----- Dataset -----
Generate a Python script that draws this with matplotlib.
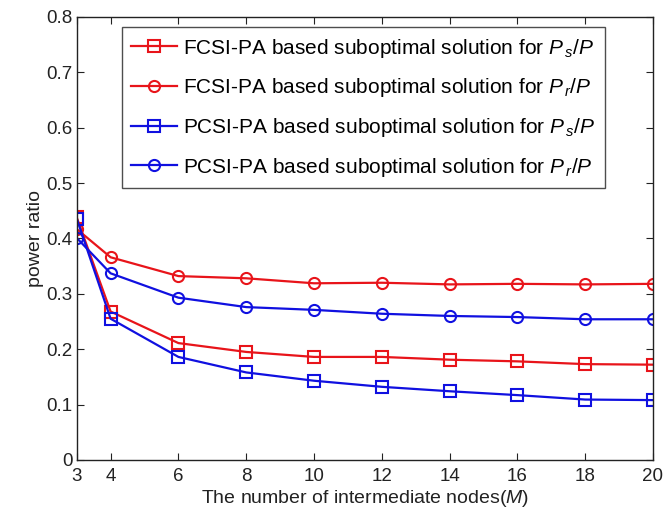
import matplotlib
matplotlib.use("Agg")
import matplotlib.pyplot as plt

plt.rcParams['font.family'] = ['Liberation Sans', 'DejaVu Sans']
plt.rcParams['mathtext.fontset'] = 'custom'
plt.rcParams['mathtext.rm'] = 'Liberation Sans'
plt.rcParams['mathtext.it'] = 'Liberation Sans:italic'

M = [3, 4, 6, 8, 10, 12, 14, 16, 18, 20]
fcsi_ps = [0.438, 0.268, 0.211, 0.195, 0.186, 0.186, 0.181, 0.178, 0.173, 0.172]
fcsi_pr = [0.417, 0.366, 0.332, 0.328, 0.319, 0.320, 0.317, 0.318, 0.317, 0.318]
pcsi_ps = [0.436, 0.255, 0.186, 0.158, 0.143, 0.132, 0.124, 0.117, 0.109, 0.108]
pcsi_pr = [0.401, 0.337, 0.293, 0.276, 0.271, 0.264, 0.260, 0.258, 0.254, 0.254]

labels = [
    r'FCSI-PA based suboptimal solution for $P_{\,s}$/$P$',
    r'FCSI-PA based suboptimal solution for $P_{\,r}$/$P$',
    r'PCSI-PA based suboptimal solution for $P_{\,s}$/$P$',
    r'PCSI-PA based suboptimal solution for $P_{\,r}$/$P$',
]
xticks = [3, 4, 6, 8, 10, 12, 14, 16, 18, 20]
yticks = [0, 0.1, 0.2, 0.3, 0.4, 0.5, 0.6, 0.7, 0.8]

fig = plt.figure(figsize=(6.67, 5.15), dpi=100)
ax = fig.add_axes([0.115, 0.107, 0.864, 0.860])

red = '#e8141a'
blue = '#1010e0'
kw = dict(lw=1.6, ms=8, mfc='none', mew=1.5)
ax.plot(M, fcsi_ps, '-s', color=red, label=labels[0], **kw)
ax.plot(M, fcsi_pr, '-o', color=red, label=labels[1], **kw)
ax.plot(M, pcsi_ps, '-s', color=blue, label=labels[2], **kw)
ax.plot(M, pcsi_pr, '-o', color=blue, label=labels[3], **kw)

ax.set_xlim(3, 20)
ax.set_ylim(0, 0.8)
ax.set_xticks(xticks)
ax.set_yticks(yticks)
ax.set_yticklabels(['0', '0.1', '0.2', '0.3', '0.4', '0.5', '0.6', '0.7', '0.8'])
ax.tick_params(direction='in', top=True, right=True, labelsize=13.5, length=5,
               colors='#222222')
ax.tick_params(axis='x', pad=6)
ax.tick_params(axis='y', pad=3)
for s in ax.spines.values():
    s.set_linewidth(1.0)
    s.set_color('#222222')

ax.set_xlabel('The number of intermediate nodes($M$)', fontsize=14, color='#222222',
              labelpad=2)
ax.set_ylabel('power ratio', fontsize=14, color='#222222', labelpad=2)

leg = ax.legend(loc='upper left', bbox_to_anchor=(0.078, 0.977), fontsize=15,
                frameon=True, fancybox=False, edgecolor='#222222',
                handlelength=2.2, handletextpad=0.3, labelspacing=0.8,
                borderpad=0.45, borderaxespad=0)
leg.get_frame().set_linewidth(1.0)

fig.savefig('out.png', dpi=100)
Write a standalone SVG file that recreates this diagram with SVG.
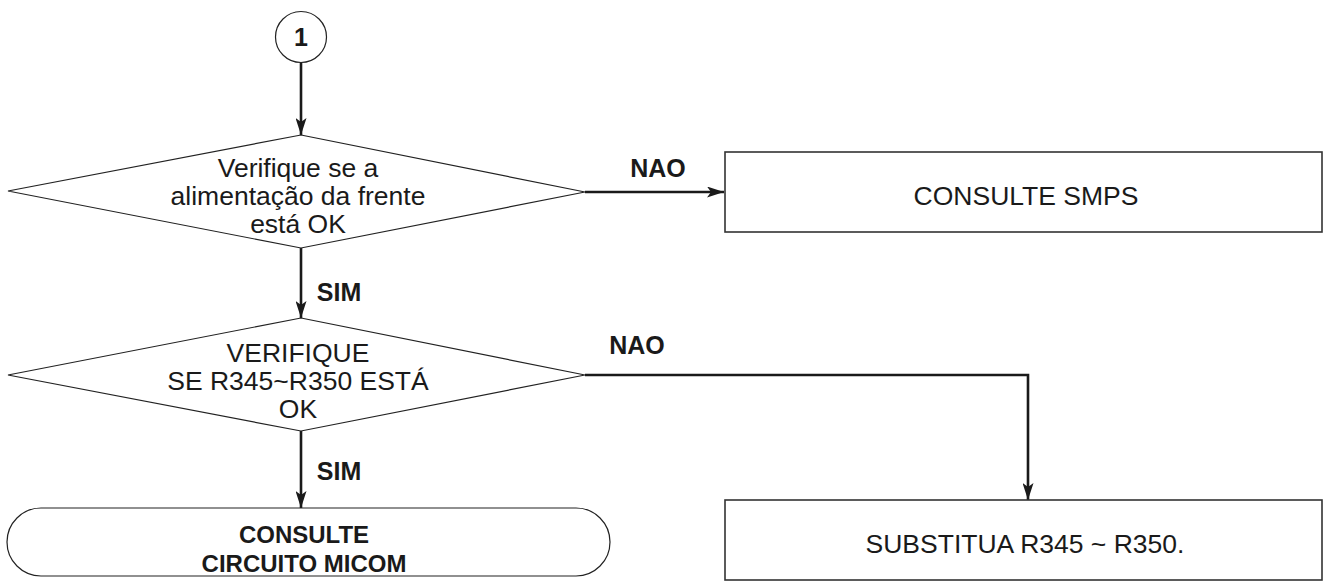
<svg xmlns="http://www.w3.org/2000/svg" width="1330" height="581" viewBox="0 0 1330 581">
<style>
.shape{fill:#fff;stroke:#222;stroke-width:1.2}
.box{fill:#fff;stroke:#333;stroke-width:1.6}
.conn{fill:none;stroke:#1a1a1a;stroke-width:2.6}
.t{font-family:"Liberation Sans",Arial,sans-serif;font-size:26.5px;fill:#1a1a1a;text-anchor:middle}
.b{font-weight:bold;font-size:24px}
.lbl{font-weight:bold;font-size:25px}
</style>
<defs>
<marker id="ah" viewBox="0 0 17 11" refX="17" refY="5.5" markerWidth="17" markerHeight="11" markerUnits="userSpaceOnUse" orient="auto">
<path d="M0,0 L17,5.5 L0,11 L4,5.5 Z" fill="#1a1a1a"/>
</marker>
</defs>
<g id="connectors">
<line class="conn" x1="301" y1="63" x2="301" y2="135" marker-end="url(#ah)"/>
<line class="conn" x1="585" y1="192" x2="724" y2="192" marker-end="url(#ah)"/>
<line class="conn" x1="301" y1="248" x2="301" y2="318" marker-end="url(#ah)"/>
<polyline class="conn" points="585,375 1028,375 1028,500" marker-end="url(#ah)"/>
<line class="conn" x1="301" y1="431" x2="301" y2="508" marker-end="url(#ah)"/>
<text class="t lbl" x="658" y="177">NAO</text>
<text class="t lbl" x="339" y="301">SIM</text>
<text class="t lbl" x="637" y="354">NAO</text>
<text class="t lbl" x="339" y="480">SIM</text>
</g>
<g id="n1">
<circle class="shape" cx="301" cy="37" r="25.5"/>
<text class="t lbl" x="301" y="46">1</text>
</g>
<g id="d1">
<polygon class="shape" points="301,135 585,192 301,248 8,191"/>
<text class="t" x="298" y="177">Verifique se a</text>
<text class="t" x="298" y="205">alimentação da frente</text>
<text class="t" x="298" y="233">está OK</text>
</g>
<g id="smps">
<rect class="box" x="725" y="152" width="597" height="80"/>
<text class="t" x="1026" y="205">CONSULTE SMPS</text>
</g>
<g id="d2">
<polygon class="shape" points="301,318 585,375 301,431 8,375"/>
<text class="t" x="298" y="362">VERIFIQUE</text>
<text class="t" x="298" y="390">SE R345~R350 ESTÁ</text>
<text class="t" x="298" y="418">OK</text>
</g>
<g id="subst">
<rect class="box" x="725" y="500" width="597" height="80"/>
<text class="t" x="1025" y="553">SUBSTITUA R345 ~ R350.</text>
</g>
<g id="micom">
<rect class="shape" x="7" y="508" width="603" height="68" rx="34" ry="34"/>
<text class="t b" x="304" y="543">CONSULTE</text>
<text class="t b" x="304" y="572">CIRCUITO MICOM</text>
</g>
</svg>
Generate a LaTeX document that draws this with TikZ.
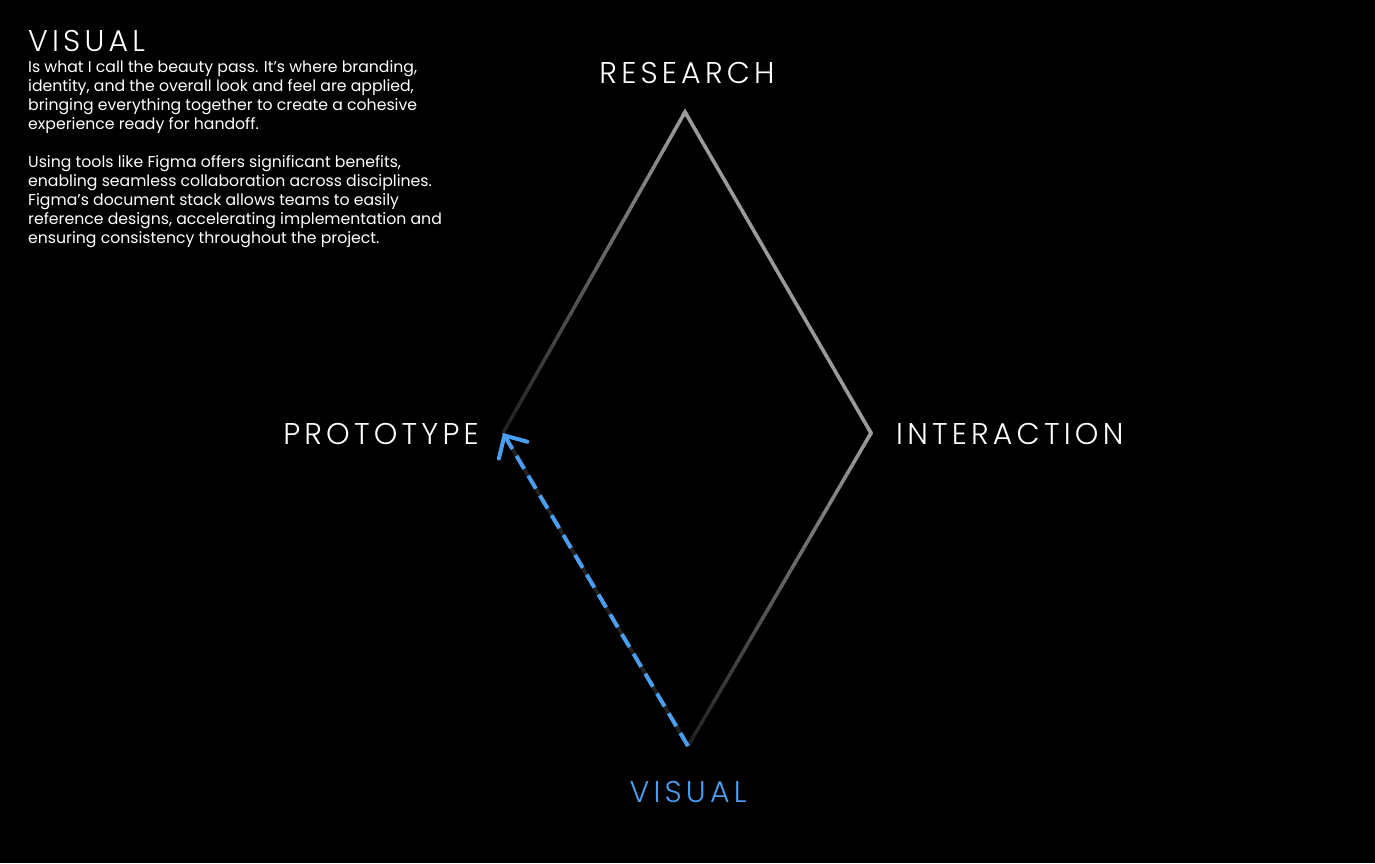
\documentclass[tikz,border=0pt]{standalone}
\usepackage{fontspec}
\setmainfont{Poppins}
\newfontfamily\capsfont{Poppins Light}[LetterSpace=14]
\usetikzlibrary{
  arrows.meta,
  calc
}
\definecolor{edgelight}{RGB}{155,155,155}
\definecolor{edgedark}{RGB}{34,34,34}
\definecolor{visblue}{RGB}{74,158,240}
\tikzset{
  stagelabel/.style={text=white,font=\capsfont\fontsize{30}{30}\selectfont,inner sep=0pt},
  edge/.style={line width=3.6pt},
  flow/.style={visblue,line width=4pt,dash pattern=on 15pt off 8pt}
}
% one diamond side, shaded from #3 to #4 (percent of edgelight)
\newcommand\fadeside[4]{%
  \foreach \k in {0,...,29}{
    \pgfmathsetmacro\mixp{#3+(#4-#3)*\k/29}
    \draw[edge,edgelight!\mixp!edgedark] ($(#1)!{\k/30}!(#2)$) -- ($(#1)!{(\k+1)/30}!(#2)$);
  }}

\begin{document}
\begin{tikzpicture}[x=1pt,y=-1pt]
\fill[black] (0,0) rectangle (1375,863);
\useasboundingbox (0,0) rectangle (1375,863);

% side text
\node[stagelabel,anchor=base west] (title) at (28,51) {VISUAL};
\node[text=white,font=\fontsize{15.7}{19}\selectfont,align=left,inner sep=0pt,
  anchor=north west] (blurb) at (28,60) {Is what I call the beauty pass. It’s where branding,\\
identity, and the overall look and feel are applied,\\
bringing everything together to create a cohesive\\
experience ready for handoff.\\[19pt]
Using tools like Figma offers significant benefits,\\
enabling seamless collaboration across disciplines.\\
Figma’s document stack allows teams to easily\\
reference designs, accelerating implementation and\\
ensuring consistency throughout the project.};

% diamond corners
\coordinate (top) at (685,112);
\coordinate (right) at (871,433);
\coordinate (bottom) at (688,746);
\coordinate (left) at (503,433);

% stage labels
\node[stagelabel,anchor=base] (research) at (687,83) {RESEARCH};
\node[stagelabel,anchor=base west] (interaction) at (896,444) {INTERACTION};
\node[stagelabel,anchor=base east] (prototype) at (479,444) {PROTOTYPE};
\node[stagelabel,anchor=base,text=visblue] (visual) at (688,802) {VISUAL};

% sides
\fadeside{top}{right}{100}{100}
\fadeside{right}{bottom}{100}{0}
\fadeside{bottom}{left}{0}{0}
\fadeside{left}{top}{0}{100}
\draw[edge,edgelight,miter limit=10] ($(top)!5pt!(left)$) -- (top) -- ($(top)!5pt!(right)$);
\draw[edge,edgelight,miter limit=10] ($(right)!5pt!(top)$) -- (right) -- ($(right)!5pt!(bottom)$);

% current step
\draw[flow,-{Straight Barb[length=17pt,width=33pt,line cap=round]}] (bottom) -- (left);
\end{tikzpicture}
\end{document}
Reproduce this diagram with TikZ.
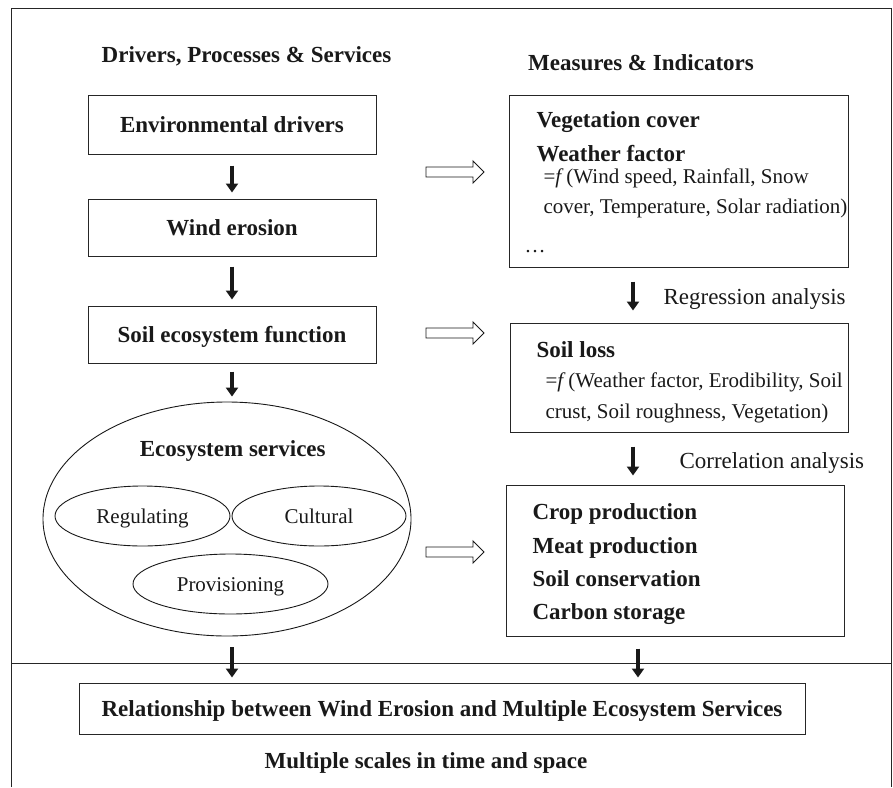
-----
• **What needs to be done**
Starting at the first line of the material, output exactly the lines up to and including the one with "plt.rcParams['mathtext.it'] = 'Liberation". Do not include the pictures.

• **The response**
Generate a Python script that draws this with matplotlib.
import matplotlib
matplotlib.use("Agg")
import matplotlib.pyplot as plt

plt.rcParams['font.family'] = ['Liberation Sans', 'DejaVu Sans']
plt.rcParams['mathtext.fontset'] = 'custom'
plt.rcParams['mathtext.rm'] = 'Liberation Sans'
plt.rcParams['mathtext.it'] = 'Liberation Sans:italic'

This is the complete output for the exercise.